» GOAL:
Would you transcribe the whole listing exactly, minus its pictures?

» DATA SECTION:
--

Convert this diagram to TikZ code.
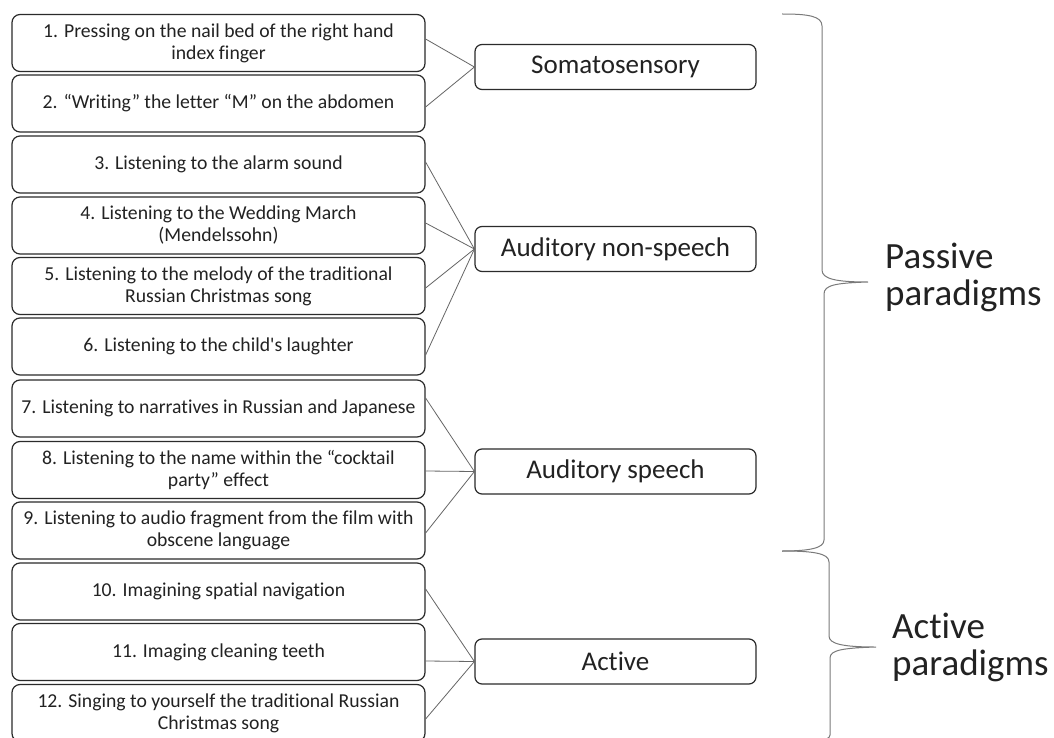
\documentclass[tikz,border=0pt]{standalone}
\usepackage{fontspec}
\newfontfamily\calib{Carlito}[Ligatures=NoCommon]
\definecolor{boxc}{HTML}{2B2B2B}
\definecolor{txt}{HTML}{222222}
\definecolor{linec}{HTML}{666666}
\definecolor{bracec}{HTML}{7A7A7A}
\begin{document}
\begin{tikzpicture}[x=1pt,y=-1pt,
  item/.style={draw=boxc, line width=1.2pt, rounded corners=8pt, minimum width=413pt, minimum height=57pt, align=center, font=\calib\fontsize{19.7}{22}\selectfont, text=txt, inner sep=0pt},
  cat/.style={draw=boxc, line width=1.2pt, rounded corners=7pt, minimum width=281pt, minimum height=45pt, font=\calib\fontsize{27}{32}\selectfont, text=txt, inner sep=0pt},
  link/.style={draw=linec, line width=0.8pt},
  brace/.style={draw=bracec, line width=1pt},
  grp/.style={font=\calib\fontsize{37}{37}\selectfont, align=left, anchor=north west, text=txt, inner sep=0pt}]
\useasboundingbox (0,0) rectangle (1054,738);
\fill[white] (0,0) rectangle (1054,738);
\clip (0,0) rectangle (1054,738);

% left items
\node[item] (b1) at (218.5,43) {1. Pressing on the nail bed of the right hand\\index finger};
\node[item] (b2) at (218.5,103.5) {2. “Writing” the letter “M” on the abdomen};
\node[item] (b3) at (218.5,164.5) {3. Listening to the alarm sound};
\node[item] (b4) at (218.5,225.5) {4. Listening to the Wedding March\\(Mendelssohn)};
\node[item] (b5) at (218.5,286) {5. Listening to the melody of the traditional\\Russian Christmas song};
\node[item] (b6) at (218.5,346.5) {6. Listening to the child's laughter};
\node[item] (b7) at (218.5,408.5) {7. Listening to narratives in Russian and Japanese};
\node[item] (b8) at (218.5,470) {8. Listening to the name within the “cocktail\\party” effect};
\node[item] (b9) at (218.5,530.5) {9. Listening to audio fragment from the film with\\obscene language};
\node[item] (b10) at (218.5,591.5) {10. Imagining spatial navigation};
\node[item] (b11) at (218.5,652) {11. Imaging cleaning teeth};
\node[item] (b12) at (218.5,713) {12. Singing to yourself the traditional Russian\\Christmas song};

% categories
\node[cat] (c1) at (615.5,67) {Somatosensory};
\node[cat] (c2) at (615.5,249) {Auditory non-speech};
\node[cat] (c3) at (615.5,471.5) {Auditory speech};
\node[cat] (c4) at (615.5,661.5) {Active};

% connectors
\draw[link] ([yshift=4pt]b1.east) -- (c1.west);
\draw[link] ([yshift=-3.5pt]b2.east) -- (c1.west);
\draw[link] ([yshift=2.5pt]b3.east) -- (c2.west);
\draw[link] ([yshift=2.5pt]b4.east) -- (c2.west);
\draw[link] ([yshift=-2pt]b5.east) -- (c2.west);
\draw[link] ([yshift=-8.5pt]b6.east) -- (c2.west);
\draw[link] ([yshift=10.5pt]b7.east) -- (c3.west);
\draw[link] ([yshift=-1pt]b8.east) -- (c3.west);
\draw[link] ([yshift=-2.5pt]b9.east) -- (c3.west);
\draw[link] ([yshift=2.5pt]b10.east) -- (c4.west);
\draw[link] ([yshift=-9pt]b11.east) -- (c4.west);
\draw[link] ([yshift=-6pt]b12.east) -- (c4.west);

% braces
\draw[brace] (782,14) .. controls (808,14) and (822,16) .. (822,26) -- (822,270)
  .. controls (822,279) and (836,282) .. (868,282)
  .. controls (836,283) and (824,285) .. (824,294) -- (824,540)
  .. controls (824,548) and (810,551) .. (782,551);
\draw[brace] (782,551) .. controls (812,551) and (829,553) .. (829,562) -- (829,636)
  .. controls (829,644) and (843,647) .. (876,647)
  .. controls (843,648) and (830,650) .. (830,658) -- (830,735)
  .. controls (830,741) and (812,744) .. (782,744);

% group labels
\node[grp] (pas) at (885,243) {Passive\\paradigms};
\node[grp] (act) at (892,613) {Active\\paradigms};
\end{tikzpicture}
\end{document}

--

» RESULT:
Convert this diagram to TikZ code.
\documentclass[tikz,border=0pt]{standalone}
\usepackage{fontspec}
\newfontfamily\calib{Carlito}[Ligatures=NoCommon]
\definecolor{boxc}{HTML}{2B2B2B}
\definecolor{txt}{HTML}{222222}
\definecolor{linec}{HTML}{666666}
\definecolor{bracec}{HTML}{7A7A7A}
\begin{document}
\begin{tikzpicture}[x=1pt,y=-1pt,
  item/.style={draw=boxc, line width=1.2pt, rounded corners=8pt, minimum width=413pt, minimum height=57pt, align=center, font=\calib\fontsize{19.7}{22}\selectfont, text=txt, inner sep=0pt},
  cat/.style={draw=boxc, line width=1.2pt, rounded corners=7pt, minimum width=281pt, minimum height=45pt, font=\calib\fontsize{27}{32}\selectfont, text=txt, inner sep=0pt},
  link/.style={draw=linec, line width=0.8pt},
  brace/.style={draw=bracec, line width=1pt},
  grp/.style={font=\calib\fontsize{37}{37}\selectfont, align=left, anchor=north west, text=txt, inner sep=0pt}]
\useasboundingbox (0,0) rectangle (1054,738);
\fill[white] (0,0) rectangle (1054,738);
\clip (0,0) rectangle (1054,738);

% left items
\node[item] (b1) at (218.5,43) {1. Pressing on the nail bed of the right hand\\index finger};
\node[item] (b2) at (218.5,103.5) {2. “Writing” the letter “M” on the abdomen};
\node[item] (b3) at (218.5,164.5) {3. Listening to the alarm sound};
\node[item] (b4) at (218.5,225.5) {4. Listening to the Wedding March\\(Mendelssohn)};
\node[item] (b5) at (218.5,286) {5. Listening to the melody of the traditional\\Russian Christmas song};
\node[item] (b6) at (218.5,346.5) {6. Listening to the child's laughter};
\node[item] (b7) at (218.5,408.5) {7. Listening to narratives in Russian and Japanese};
\node[item] (b8) at (218.5,470) {8. Listening to the name within the “cocktail\\party” effect};
\node[item] (b9) at (218.5,530.5) {9. Listening to audio fragment from the film with\\obscene language};
\node[item] (b10) at (218.5,591.5) {10. Imagining spatial navigation};
\node[item] (b11) at (218.5,652) {11. Imaging cleaning teeth};
\node[item] (b12) at (218.5,713) {12. Singing to yourself the traditional Russian\\Christmas song};

% categories
\node[cat] (c1) at (615.5,67) {Somatosensory};
\node[cat] (c2) at (615.5,249) {Auditory non-speech};
\node[cat] (c3) at (615.5,471.5) {Auditory speech};
\node[cat] (c4) at (615.5,661.5) {Active};

% connectors
\draw[link] ([yshift=4pt]b1.east) -- (c1.west);
\draw[link] ([yshift=-3.5pt]b2.east) -- (c1.west);
\draw[link] ([yshift=2.5pt]b3.east) -- (c2.west);
\draw[link] ([yshift=2.5pt]b4.east) -- (c2.west);
\draw[link] ([yshift=-2pt]b5.east) -- (c2.west);
\draw[link] ([yshift=-8.5pt]b6.east) -- (c2.west);
\draw[link] ([yshift=10.5pt]b7.east) -- (c3.west);
\draw[link] ([yshift=-1pt]b8.east) -- (c3.west);
\draw[link] ([yshift=-2.5pt]b9.east) -- (c3.west);
\draw[link] ([yshift=2.5pt]b10.east) -- (c4.west);
\draw[link] ([yshift=-9pt]b11.east) -- (c4.west);
\draw[link] ([yshift=-6pt]b12.east) -- (c4.west);

% braces
\draw[brace] (782,14) .. controls (808,14) and (822,16) .. (822,26) -- (822,270)
  .. controls (822,279) and (836,282) .. (868,282)
  .. controls (836,283) and (824,285) .. (824,294) -- (824,540)
  .. controls (824,548) and (810,551) .. (782,551);
\draw[brace] (782,551) .. controls (812,551) and (829,553) .. (829,562) -- (829,636)
  .. controls (829,644) and (843,647) .. (876,647)
  .. controls (843,648) and (830,650) .. (830,658) -- (830,735)
  .. controls (830,741) and (812,744) .. (782,744);

% group labels
\node[grp] (pas) at (885,243) {Passive\\paradigms};
\node[grp] (act) at (892,613) {Active\\paradigms};
\end{tikzpicture}
\end{document}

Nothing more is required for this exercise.